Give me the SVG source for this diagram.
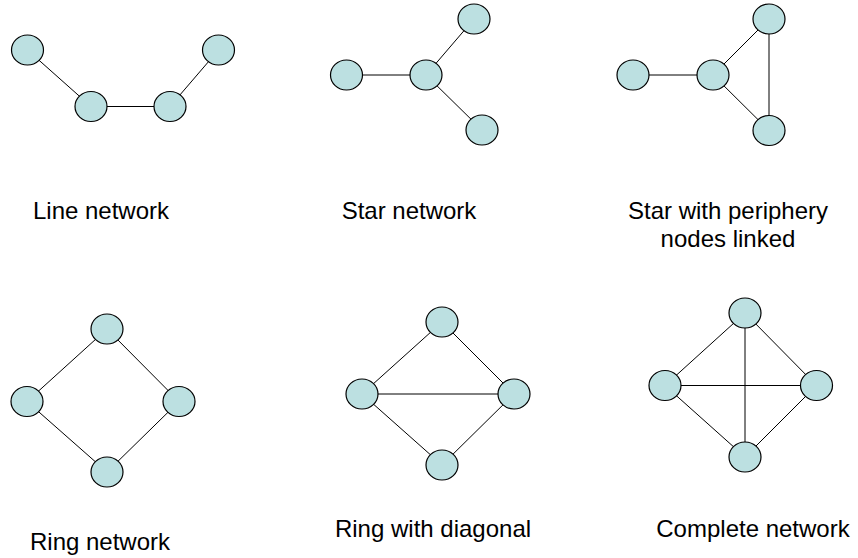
<svg xmlns="http://www.w3.org/2000/svg" width="858" height="558" viewBox="0 0 858 558">
  <style>
    .edge { stroke: #000; stroke-width: 1; fill: none; }
    .node { fill: #BCE0E1; stroke: #000; stroke-width: 1.2; }
    .label { font-family: "Liberation Sans", Arial, sans-serif; font-size: 24px; fill: #000; text-anchor: middle; }
  </style>
  <defs>
    <ellipse id="dot" class="node" cx="0" cy="0" rx="16" ry="15"/>
  </defs>
  <rect width="858" height="558" fill="#fff"/>

  <!-- connectors -->
  <g id="connectors">
    <!-- line network -->
    <line class="edge" x1="27.5" y1="50" x2="91" y2="106.5"/>
    <line class="edge" x1="91" y1="106.5" x2="170" y2="106.5"/>
    <line class="edge" x1="170" y1="106.5" x2="218.5" y2="50"/>
    <!-- star network -->
    <line class="edge" x1="346.5" y1="75" x2="426" y2="75"/>
    <line class="edge" x1="426" y1="75" x2="474" y2="19"/>
    <line class="edge" x1="426" y1="75" x2="482" y2="130"/>
    <!-- star with periphery nodes linked -->
    <line class="edge" x1="633" y1="75" x2="713" y2="75"/>
    <line class="edge" x1="713" y1="75" x2="769" y2="19"/>
    <line class="edge" x1="713" y1="75" x2="769" y2="130.5"/>
    <line class="edge" x1="769" y1="19" x2="769" y2="130.5"/>
    <!-- ring network -->
    <line class="edge" x1="107" y1="329" x2="27" y2="401.5"/>
    <line class="edge" x1="107" y1="329" x2="179" y2="401.5"/>
    <line class="edge" x1="27" y1="401.5" x2="107" y2="472"/>
    <line class="edge" x1="179" y1="401.5" x2="107" y2="472"/>
    <!-- ring with diagonal -->
    <line class="edge" x1="442" y1="322" x2="362" y2="394"/>
    <line class="edge" x1="442" y1="322" x2="514" y2="394"/>
    <line class="edge" x1="362" y1="394" x2="442" y2="465"/>
    <line class="edge" x1="514" y1="394" x2="442" y2="465"/>
    <line class="edge" x1="362" y1="394" x2="514" y2="394"/>
    <!-- complete network -->
    <line class="edge" x1="745" y1="313" x2="665" y2="385.5"/>
    <line class="edge" x1="745" y1="313" x2="816.5" y2="385.5"/>
    <line class="edge" x1="665" y1="385.5" x2="745" y2="457"/>
    <line class="edge" x1="816.5" y1="385.5" x2="745" y2="457"/>
    <line class="edge" x1="665" y1="385.5" x2="816.5" y2="385.5"/>
    <line class="edge" x1="745" y1="313" x2="745" y2="457"/>
  </g>

  <!-- line network nodes -->
  <g id="line-a"><use href="#dot" x="27.5" y="50"/></g>
  <g id="line-b"><use href="#dot" x="91" y="106.5"/></g>
  <g id="line-c"><use href="#dot" x="170" y="106.5"/></g>
  <g id="line-d"><use href="#dot" x="218.5" y="50"/></g>

  <!-- star network nodes -->
  <g id="star-left"><use href="#dot" x="346.5" y="75"/></g>
  <g id="star-hub"><use href="#dot" x="426" y="75"/></g>
  <g id="star-top"><use href="#dot" x="474" y="19"/></g>
  <g id="star-bottom"><use href="#dot" x="482" y="130"/></g>

  <!-- star with linked periphery nodes -->
  <g id="sp-left"><use href="#dot" x="633" y="75"/></g>
  <g id="sp-hub"><use href="#dot" x="713" y="75"/></g>
  <g id="sp-top"><use href="#dot" x="769" y="19"/></g>
  <g id="sp-bottom"><use href="#dot" x="769" y="130.5"/></g>

  <!-- ring network nodes -->
  <g id="ring-top"><use href="#dot" x="107" y="329"/></g>
  <g id="ring-left"><use href="#dot" x="27" y="401.5"/></g>
  <g id="ring-right"><use href="#dot" x="179" y="401.5"/></g>
  <g id="ring-bottom"><use href="#dot" x="107" y="472"/></g>

  <!-- ring with diagonal nodes -->
  <g id="rd-top"><use href="#dot" x="442" y="322"/></g>
  <g id="rd-left"><use href="#dot" x="362" y="394"/></g>
  <g id="rd-right"><use href="#dot" x="514" y="394"/></g>
  <g id="rd-bottom"><use href="#dot" x="442" y="465"/></g>

  <!-- complete network nodes -->
  <g id="cn-top"><use href="#dot" x="745" y="313"/></g>
  <g id="cn-left"><use href="#dot" x="665" y="385.5"/></g>
  <g id="cn-right"><use href="#dot" x="816.5" y="385.5"/></g>
  <g id="cn-bottom"><use href="#dot" x="745" y="457"/></g>

  <!-- captions -->
  <g id="captions">
    <text class="label" x="101" y="219">Line network</text>
    <text class="label" x="409" y="219">Star network</text>
    <text class="label" x="728" y="219">Star with periphery</text>
    <text class="label" x="728" y="247">nodes linked</text>
    <text class="label" x="100" y="550">Ring network</text>
    <text class="label" x="433" y="537">Ring with diagonal</text>
    <text class="label" x="753" y="537">Complete network</text>
  </g>
</svg>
--------------------------------
Your task: Write the full listing out again with every line unchanged, but include no pictures.

Written reply:
Give me the SVG source for this diagram.
<svg xmlns="http://www.w3.org/2000/svg" width="858" height="558" viewBox="0 0 858 558">
  <style>
    .edge { stroke: #000; stroke-width: 1; fill: none; }
    .node { fill: #BCE0E1; stroke: #000; stroke-width: 1.2; }
    .label { font-family: "Liberation Sans", Arial, sans-serif; font-size: 24px; fill: #000; text-anchor: middle; }
  </style>
  <defs>
    <ellipse id="dot" class="node" cx="0" cy="0" rx="16" ry="15"/>
  </defs>
  <rect width="858" height="558" fill="#fff"/>

  <!-- connectors -->
  <g id="connectors">
    <!-- line network -->
    <line class="edge" x1="27.5" y1="50" x2="91" y2="106.5"/>
    <line class="edge" x1="91" y1="106.5" x2="170" y2="106.5"/>
    <line class="edge" x1="170" y1="106.5" x2="218.5" y2="50"/>
    <!-- star network -->
    <line class="edge" x1="346.5" y1="75" x2="426" y2="75"/>
    <line class="edge" x1="426" y1="75" x2="474" y2="19"/>
    <line class="edge" x1="426" y1="75" x2="482" y2="130"/>
    <!-- star with periphery nodes linked -->
    <line class="edge" x1="633" y1="75" x2="713" y2="75"/>
    <line class="edge" x1="713" y1="75" x2="769" y2="19"/>
    <line class="edge" x1="713" y1="75" x2="769" y2="130.5"/>
    <line class="edge" x1="769" y1="19" x2="769" y2="130.5"/>
    <!-- ring network -->
    <line class="edge" x1="107" y1="329" x2="27" y2="401.5"/>
    <line class="edge" x1="107" y1="329" x2="179" y2="401.5"/>
    <line class="edge" x1="27" y1="401.5" x2="107" y2="472"/>
    <line class="edge" x1="179" y1="401.5" x2="107" y2="472"/>
    <!-- ring with diagonal -->
    <line class="edge" x1="442" y1="322" x2="362" y2="394"/>
    <line class="edge" x1="442" y1="322" x2="514" y2="394"/>
    <line class="edge" x1="362" y1="394" x2="442" y2="465"/>
    <line class="edge" x1="514" y1="394" x2="442" y2="465"/>
    <line class="edge" x1="362" y1="394" x2="514" y2="394"/>
    <!-- complete network -->
    <line class="edge" x1="745" y1="313" x2="665" y2="385.5"/>
    <line class="edge" x1="745" y1="313" x2="816.5" y2="385.5"/>
    <line class="edge" x1="665" y1="385.5" x2="745" y2="457"/>
    <line class="edge" x1="816.5" y1="385.5" x2="745" y2="457"/>
    <line class="edge" x1="665" y1="385.5" x2="816.5" y2="385.5"/>
    <line class="edge" x1="745" y1="313" x2="745" y2="457"/>
  </g>

  <!-- line network nodes -->
  <g id="line-a"><use href="#dot" x="27.5" y="50"/></g>
  <g id="line-b"><use href="#dot" x="91" y="106.5"/></g>
  <g id="line-c"><use href="#dot" x="170" y="106.5"/></g>
  <g id="line-d"><use href="#dot" x="218.5" y="50"/></g>

  <!-- star network nodes -->
  <g id="star-left"><use href="#dot" x="346.5" y="75"/></g>
  <g id="star-hub"><use href="#dot" x="426" y="75"/></g>
  <g id="star-top"><use href="#dot" x="474" y="19"/></g>
  <g id="star-bottom"><use href="#dot" x="482" y="130"/></g>

  <!-- star with linked periphery nodes -->
  <g id="sp-left"><use href="#dot" x="633" y="75"/></g>
  <g id="sp-hub"><use href="#dot" x="713" y="75"/></g>
  <g id="sp-top"><use href="#dot" x="769" y="19"/></g>
  <g id="sp-bottom"><use href="#dot" x="769" y="130.5"/></g>

  <!-- ring network nodes -->
  <g id="ring-top"><use href="#dot" x="107" y="329"/></g>
  <g id="ring-left"><use href="#dot" x="27" y="401.5"/></g>
  <g id="ring-right"><use href="#dot" x="179" y="401.5"/></g>
  <g id="ring-bottom"><use href="#dot" x="107" y="472"/></g>

  <!-- ring with diagonal nodes -->
  <g id="rd-top"><use href="#dot" x="442" y="322"/></g>
  <g id="rd-left"><use href="#dot" x="362" y="394"/></g>
  <g id="rd-right"><use href="#dot" x="514" y="394"/></g>
  <g id="rd-bottom"><use href="#dot" x="442" y="465"/></g>

  <!-- complete network nodes -->
  <g id="cn-top"><use href="#dot" x="745" y="313"/></g>
  <g id="cn-left"><use href="#dot" x="665" y="385.5"/></g>
  <g id="cn-right"><use href="#dot" x="816.5" y="385.5"/></g>
  <g id="cn-bottom"><use href="#dot" x="745" y="457"/></g>

  <!-- captions -->
  <g id="captions">
    <text class="label" x="101" y="219">Line network</text>
    <text class="label" x="409" y="219">Star network</text>
    <text class="label" x="728" y="219">Star with periphery</text>
    <text class="label" x="728" y="247">nodes linked</text>
    <text class="label" x="100" y="550">Ring network</text>
    <text class="label" x="433" y="537">Ring with diagonal</text>
    <text class="label" x="753" y="537">Complete network</text>
  </g>
</svg>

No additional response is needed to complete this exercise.